3. A photosensitive device as claimed in claim 2, wherein said capacitors are arranged to form a matrix with a plurality of lines and a plurality of columns, said third layers of the capacitors of the same column being electrically connected; said ohmic contacts of each line being connected and means for collecting the current flowing in each line.

4. A device as claimed in claim 3, wherein said collecting means comprise load resistances respectively connected between said ohmic contacts and the ground.

5. A device as claimed in claim 3, wherein said pulse applying means comprise a pulse generator having an output, a delay line having an input connected to said output and a plurality of outputs respectively connected to said plurality of columns.

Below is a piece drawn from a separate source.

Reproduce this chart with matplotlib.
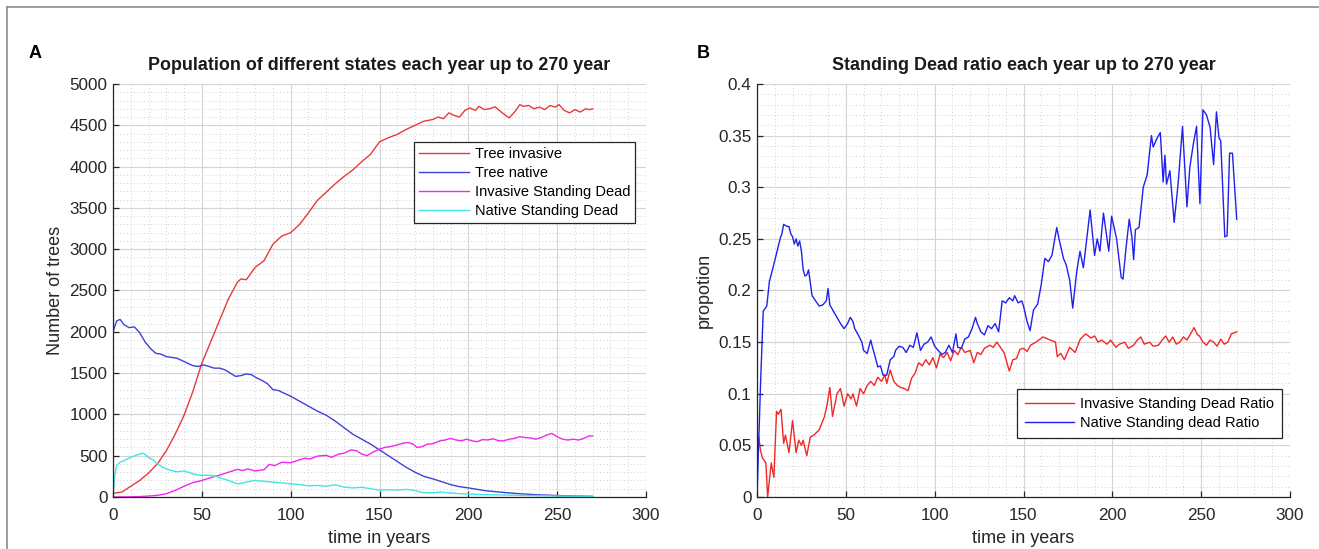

6. A device as claimed in claim 4, wherein said current collecting means comprise an amplifier having a input, a switching device having an output connected to said input of said amplifier and a inputs respectively connected to said plurality of load resistances, and means for successively connecting said plurality of inputs to said output of said switching means.

7. A device as claimed in claim 2, wherein said ohmic contact comprises a groove extending through said first layer, said third layer comprising two strips extending parallel to said groove, on each side of said groove.

8. A device as claimed in claim 7, wherein said groove has a center part, an insulating layer covering said center part, a third strip extending on said insulating layer and connecting said two strips.

9. A device as claimed in claim 8, in which said plurality of capacitors are integrated in the same substrate and form a matrix having lines and columns.

10. A device as claimed in claim 9, wherein the capacitors of the same column have in common the same groove, said capacitors of the same line having in common said strip.